§ **EXERCISE DETAILS**: Your copy should be exact, beginning at the line containing "Generate a Python" and ending at the line containing "width=1.0, pad=3, colors='black')", with both lines kept and every picture dropped.

§ **DATA ROWS**:
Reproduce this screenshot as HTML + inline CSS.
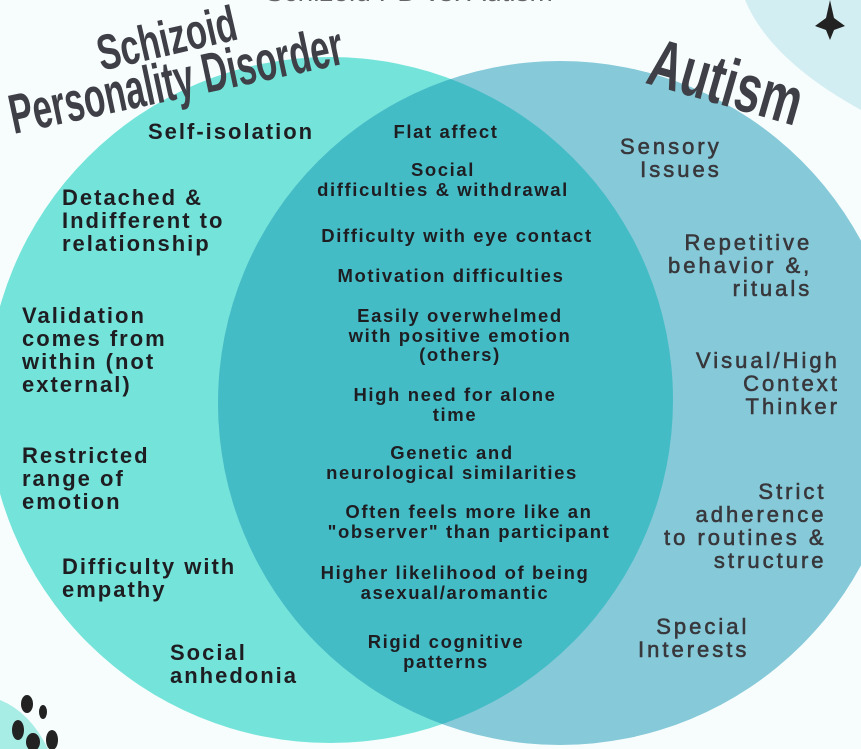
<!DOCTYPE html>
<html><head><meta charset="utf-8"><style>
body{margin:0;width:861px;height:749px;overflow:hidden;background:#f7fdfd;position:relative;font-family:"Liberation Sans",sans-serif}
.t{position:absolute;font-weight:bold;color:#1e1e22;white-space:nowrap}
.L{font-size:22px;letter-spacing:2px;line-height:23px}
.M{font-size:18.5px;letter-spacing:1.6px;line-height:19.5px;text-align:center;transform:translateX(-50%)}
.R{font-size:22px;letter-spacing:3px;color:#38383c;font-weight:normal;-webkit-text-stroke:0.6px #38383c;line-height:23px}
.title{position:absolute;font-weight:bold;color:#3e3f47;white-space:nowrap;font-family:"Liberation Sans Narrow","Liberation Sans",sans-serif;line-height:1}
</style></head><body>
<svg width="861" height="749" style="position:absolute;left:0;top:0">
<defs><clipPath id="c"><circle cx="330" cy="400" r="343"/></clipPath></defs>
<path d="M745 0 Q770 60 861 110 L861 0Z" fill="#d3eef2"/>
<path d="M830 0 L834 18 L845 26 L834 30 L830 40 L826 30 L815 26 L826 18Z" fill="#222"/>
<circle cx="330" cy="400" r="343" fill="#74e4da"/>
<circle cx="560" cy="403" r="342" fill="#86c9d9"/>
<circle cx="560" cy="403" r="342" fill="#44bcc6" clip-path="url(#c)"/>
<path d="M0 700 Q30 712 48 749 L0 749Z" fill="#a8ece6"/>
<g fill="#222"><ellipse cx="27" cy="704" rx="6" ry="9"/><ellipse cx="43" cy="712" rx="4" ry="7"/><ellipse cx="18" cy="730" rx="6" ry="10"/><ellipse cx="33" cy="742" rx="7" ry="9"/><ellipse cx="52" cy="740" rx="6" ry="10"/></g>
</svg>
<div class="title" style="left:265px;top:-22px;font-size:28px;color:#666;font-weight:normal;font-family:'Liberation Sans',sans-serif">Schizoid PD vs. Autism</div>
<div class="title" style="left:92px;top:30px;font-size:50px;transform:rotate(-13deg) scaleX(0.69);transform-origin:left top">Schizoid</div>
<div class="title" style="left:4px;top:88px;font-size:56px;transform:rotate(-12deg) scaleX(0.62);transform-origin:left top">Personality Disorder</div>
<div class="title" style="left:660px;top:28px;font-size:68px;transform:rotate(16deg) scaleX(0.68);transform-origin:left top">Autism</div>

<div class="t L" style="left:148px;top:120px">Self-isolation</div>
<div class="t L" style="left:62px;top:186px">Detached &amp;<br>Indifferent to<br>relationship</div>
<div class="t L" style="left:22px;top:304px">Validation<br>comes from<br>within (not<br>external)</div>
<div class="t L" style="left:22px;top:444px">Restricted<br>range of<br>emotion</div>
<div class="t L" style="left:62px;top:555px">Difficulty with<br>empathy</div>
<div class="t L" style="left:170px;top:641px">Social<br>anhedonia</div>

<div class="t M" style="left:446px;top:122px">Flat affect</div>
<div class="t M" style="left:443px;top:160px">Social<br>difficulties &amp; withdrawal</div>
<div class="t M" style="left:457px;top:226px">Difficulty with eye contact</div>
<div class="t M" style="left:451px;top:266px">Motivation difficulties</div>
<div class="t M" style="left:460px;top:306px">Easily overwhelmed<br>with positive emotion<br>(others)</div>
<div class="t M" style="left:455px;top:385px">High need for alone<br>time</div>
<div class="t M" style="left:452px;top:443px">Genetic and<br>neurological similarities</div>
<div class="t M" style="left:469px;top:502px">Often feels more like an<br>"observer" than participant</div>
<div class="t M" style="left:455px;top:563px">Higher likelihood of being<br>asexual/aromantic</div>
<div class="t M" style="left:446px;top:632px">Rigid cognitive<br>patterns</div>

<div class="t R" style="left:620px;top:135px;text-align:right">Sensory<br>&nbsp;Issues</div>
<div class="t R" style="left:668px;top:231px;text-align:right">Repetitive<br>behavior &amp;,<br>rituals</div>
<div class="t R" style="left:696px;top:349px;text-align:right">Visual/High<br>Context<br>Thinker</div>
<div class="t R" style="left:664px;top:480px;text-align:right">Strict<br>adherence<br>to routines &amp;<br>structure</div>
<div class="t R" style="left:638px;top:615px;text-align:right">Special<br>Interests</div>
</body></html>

--

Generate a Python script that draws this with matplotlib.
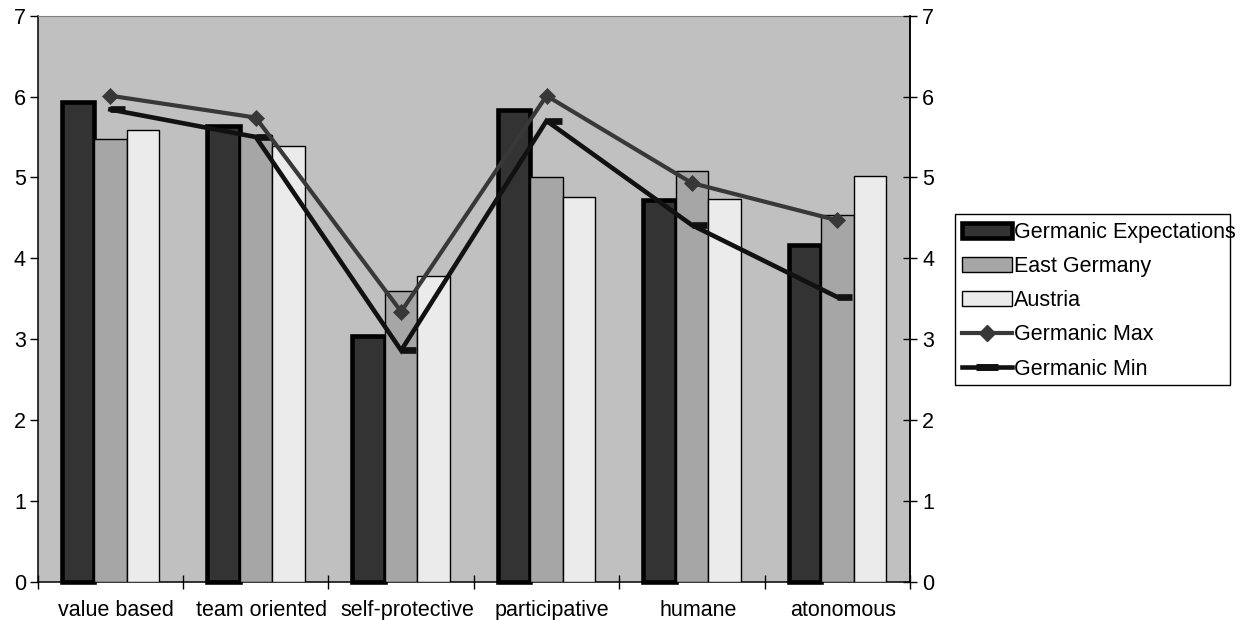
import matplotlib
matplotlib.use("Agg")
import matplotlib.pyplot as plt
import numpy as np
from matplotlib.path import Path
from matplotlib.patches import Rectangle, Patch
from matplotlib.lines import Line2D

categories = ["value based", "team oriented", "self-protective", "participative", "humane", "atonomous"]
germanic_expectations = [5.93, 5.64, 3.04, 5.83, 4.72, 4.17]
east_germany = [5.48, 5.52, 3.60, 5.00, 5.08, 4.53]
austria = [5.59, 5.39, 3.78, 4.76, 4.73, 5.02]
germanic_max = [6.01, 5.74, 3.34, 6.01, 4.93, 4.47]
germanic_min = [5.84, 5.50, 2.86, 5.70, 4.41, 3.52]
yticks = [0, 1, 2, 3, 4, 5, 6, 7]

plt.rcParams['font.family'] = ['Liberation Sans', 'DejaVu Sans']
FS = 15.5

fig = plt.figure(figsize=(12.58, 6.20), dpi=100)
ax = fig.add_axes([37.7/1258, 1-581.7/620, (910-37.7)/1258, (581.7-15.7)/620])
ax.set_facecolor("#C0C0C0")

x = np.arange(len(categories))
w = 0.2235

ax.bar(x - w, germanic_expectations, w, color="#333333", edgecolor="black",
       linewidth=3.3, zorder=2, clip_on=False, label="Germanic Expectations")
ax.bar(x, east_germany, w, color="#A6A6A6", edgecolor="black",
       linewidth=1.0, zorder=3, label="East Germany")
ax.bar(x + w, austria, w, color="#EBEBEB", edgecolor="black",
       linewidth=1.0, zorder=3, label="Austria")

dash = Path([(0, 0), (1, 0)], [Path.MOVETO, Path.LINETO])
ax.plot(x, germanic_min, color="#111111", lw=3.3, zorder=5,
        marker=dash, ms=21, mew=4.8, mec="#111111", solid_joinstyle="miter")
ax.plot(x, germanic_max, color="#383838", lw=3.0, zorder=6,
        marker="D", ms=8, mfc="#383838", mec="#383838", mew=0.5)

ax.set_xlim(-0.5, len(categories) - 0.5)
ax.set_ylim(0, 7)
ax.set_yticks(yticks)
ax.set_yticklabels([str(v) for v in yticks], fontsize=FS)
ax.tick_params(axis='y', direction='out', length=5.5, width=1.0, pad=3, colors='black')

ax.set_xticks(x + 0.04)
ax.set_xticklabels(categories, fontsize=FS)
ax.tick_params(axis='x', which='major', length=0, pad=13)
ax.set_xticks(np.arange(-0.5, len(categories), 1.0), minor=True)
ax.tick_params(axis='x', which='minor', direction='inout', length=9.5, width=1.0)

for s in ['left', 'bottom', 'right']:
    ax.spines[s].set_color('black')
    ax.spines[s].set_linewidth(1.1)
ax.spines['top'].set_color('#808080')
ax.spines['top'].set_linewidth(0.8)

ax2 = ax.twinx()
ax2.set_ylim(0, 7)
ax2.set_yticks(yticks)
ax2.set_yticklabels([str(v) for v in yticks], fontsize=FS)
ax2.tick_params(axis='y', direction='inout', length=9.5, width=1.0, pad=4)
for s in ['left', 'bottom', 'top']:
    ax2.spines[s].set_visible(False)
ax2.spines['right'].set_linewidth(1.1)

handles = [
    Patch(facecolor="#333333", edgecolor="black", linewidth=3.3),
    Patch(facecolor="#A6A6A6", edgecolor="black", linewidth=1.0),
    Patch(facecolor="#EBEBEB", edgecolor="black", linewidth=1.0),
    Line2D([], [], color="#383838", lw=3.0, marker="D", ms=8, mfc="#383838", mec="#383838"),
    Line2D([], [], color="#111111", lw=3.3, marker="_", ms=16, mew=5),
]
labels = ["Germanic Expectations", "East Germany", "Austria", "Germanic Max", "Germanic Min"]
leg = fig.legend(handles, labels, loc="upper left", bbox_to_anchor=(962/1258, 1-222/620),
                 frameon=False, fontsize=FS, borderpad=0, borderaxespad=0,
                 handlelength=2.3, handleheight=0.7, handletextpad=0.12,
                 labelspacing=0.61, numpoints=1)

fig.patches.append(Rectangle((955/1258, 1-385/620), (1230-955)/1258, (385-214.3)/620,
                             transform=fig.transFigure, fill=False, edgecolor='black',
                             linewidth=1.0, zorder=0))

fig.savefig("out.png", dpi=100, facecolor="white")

§ **RESULT OF THIS EXERCISE**:
Generate a Python script that draws this with matplotlib.
import matplotlib
matplotlib.use("Agg")
import matplotlib.pyplot as plt
import numpy as np
from matplotlib.path import Path
from matplotlib.patches import Rectangle, Patch
from matplotlib.lines import Line2D

categories = ["value based", "team oriented", "self-protective", "participative", "humane", "atonomous"]
germanic_expectations = [5.93, 5.64, 3.04, 5.83, 4.72, 4.17]
east_germany = [5.48, 5.52, 3.60, 5.00, 5.08, 4.53]
austria = [5.59, 5.39, 3.78, 4.76, 4.73, 5.02]
germanic_max = [6.01, 5.74, 3.34, 6.01, 4.93, 4.47]
germanic_min = [5.84, 5.50, 2.86, 5.70, 4.41, 3.52]
yticks = [0, 1, 2, 3, 4, 5, 6, 7]

plt.rcParams['font.family'] = ['Liberation Sans', 'DejaVu Sans']
FS = 15.5

fig = plt.figure(figsize=(12.58, 6.20), dpi=100)
ax = fig.add_axes([37.7/1258, 1-581.7/620, (910-37.7)/1258, (581.7-15.7)/620])
ax.set_facecolor("#C0C0C0")

x = np.arange(len(categories))
w = 0.2235

ax.bar(x - w, germanic_expectations, w, color="#333333", edgecolor="black",
       linewidth=3.3, zorder=2, clip_on=False, label="Germanic Expectations")
ax.bar(x, east_germany, w, color="#A6A6A6", edgecolor="black",
       linewidth=1.0, zorder=3, label="East Germany")
ax.bar(x + w, austria, w, color="#EBEBEB", edgecolor="black",
       linewidth=1.0, zorder=3, label="Austria")

dash = Path([(0, 0), (1, 0)], [Path.MOVETO, Path.LINETO])
ax.plot(x, germanic_min, color="#111111", lw=3.3, zorder=5,
        marker=dash, ms=21, mew=4.8, mec="#111111", solid_joinstyle="miter")
ax.plot(x, germanic_max, color="#383838", lw=3.0, zorder=6,
        marker="D", ms=8, mfc="#383838", mec="#383838", mew=0.5)

ax.set_xlim(-0.5, len(categories) - 0.5)
ax.set_ylim(0, 7)
ax.set_yticks(yticks)
ax.set_yticklabels([str(v) for v in yticks], fontsize=FS)
ax.tick_params(axis='y', direction='out', length=5.5, width=1.0, pad=3, colors='black')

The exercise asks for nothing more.